Keep the peace or seek swift justice?
| NEW YORK
The sight last week of former Liberian warlord Charles Taylor, handcuffed at a war-crimes court backed by the United Nations, has sent a powerful message around the world that tyrants and despots are not beyond the reach of law.
Mr. Taylor deserves to be tried and punished for the horrific cycles of violence he unleashed and fomented - not only in Liberia but around West Africa. His victims have every right to justice.
Yet in viewing this case through only this moral prism, observers may miss some of the more complex questions it represents. Not only for Liberia, but for war-scarred nations elsewhere who have struggled to come to grips with the violent legacy of their pasts while trying at the same time to build peaceful futures.
Leaders of many countries undergoing this difficult transition have questioned the wisdom of pushing too hard, too fast on the button of justice. They have raised legitimate concerns, in many cases, that trials or their prospect will risk reviving hatreds or driving warring parties away from the peace table.
For Liberia's courageous new president, Ellen Johnson-Sirleaf, seeking Taylor's extradition was an excruciating call. His exile in Nigeria was the basis of the peace deal that ended Liberia's civil war in 2003. His coming trial - whether in Sierra Leone or in The Hague - is raising jitters even as it elicits praise.
Some political observers have warned of a potential violent reaction from Taylor's supporters that might plunge Liberia and its neighborhood back into conflict. Only three years after the end of Liberia's civil war, it would be the last thing this poor and beleaguered nation needs.
So which should take precedent, peace or justice? And must one come at the expense of the other? Liberia is hardly alone around the world as a war-riven nation where the answers to these questions are playing out.
• The governments of East Timor and Indonesia, for example, have resisted a proposed international trial for the 1999 killings that marred the former's push for independence. Prosecutions would rekindle animosities, they've argued, threatening progress in forging reconciliation.

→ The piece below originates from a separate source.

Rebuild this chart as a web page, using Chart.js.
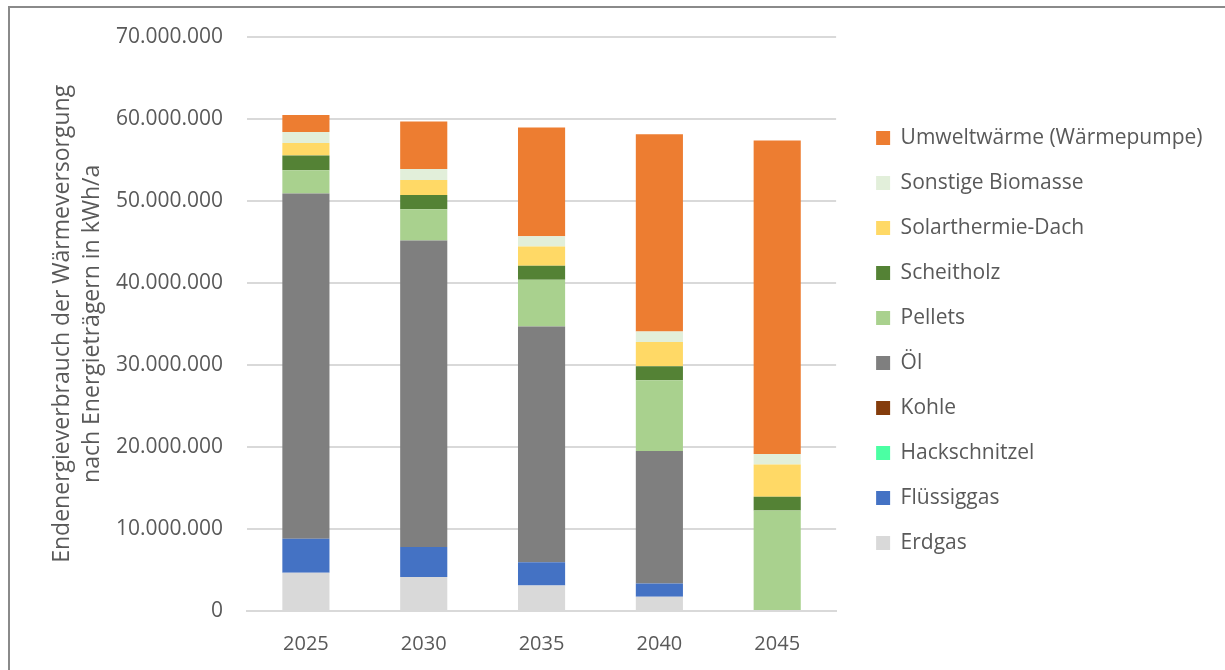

• In Colombia, a government peace offer to paramilitary fighters seeks to remove from that country's conflict one of its deadliest forces. But human rights officials have objected to the plan if it means granting impunity to the paramilitaries for their atrocities against civilians.
• In Afghanistan there have been calls for the warlords to be tried, but also warnings that this might undermine a fragile peace. Concerns were also expressed by some in Iraq, that the trial of Saddam Hussein would fuel sectarian tensions.
Though it has tried to help countries make the best choices in these circumstances, the international community has itself been conflicted. Those working in the diplomatic arena to bring warring parties into political agreements have clashed at times with human rights officials wary of any deals that would trade impunity for peace.
Helping to sharpen the apparent contradictions has been the recent emergence of new international institutions with mandates to bring war criminals to justice. These include the International Criminal Court and several special tribunals such as the one in Sierra Leone that indicted Charles Taylor and the UN court at The Hague where Slobodon Milosevic spent his final days.
Human rights organizations applauded when the ICC issued its first indictments last year against the Lord's Resistance Army, a brutal rebel group in northern Uganda. However, those working to bring the insurgents into peace talks cautioned that the warrants might scuttle their chances.
While the agendas of peace and justice have come into conflict in many cases, the choices may not be as stark as they seem.
Human rights advocates increasingly acknowledge that justice need not be applied bluntly, like a sledgehammer, when doing so might imperil a fragile transition to peace or democracy.
Under an evolving doctrine of "transitional justice," prosecutions can be legitimately sequenced in over time, as peace begins to set down its roots. In other words, justice may be delayed for a limited time - provided it is not denied. Trials, moreover, are not viewed as the only answer, but one very important item on a broader menu of measures to deal with the past. These include truth commissions, reparations programs, and official proclamations of responsibility and remorse for abuses.
As a longtime diplomat and current head of the UN's peacemaking department, I can attest that views are also evolving within the diplomatic community. There is a growing realization that impunity is not only morally and politically unacceptable, but also proves to be a shaky foundation on which to build peace and democracy. UN peace envoys, for example, now operate under instructions to oppose agreements that would establish amnesties for genocide, war crimes, or crimes against humanity.
Though nobody can guarantee that future warlords and dictators will not find a way to slip through the hands of justice, I believe the space for such arrangements - both locally and internationally - is slowly and surely beginning to close.
The next big test is now before us in Liberia, whose president deserves unwavering support in the days ahead, now that she has taken the first bold step.
• Ibrahim A. Gambari is the United Nations under-secretary-general for political affairs.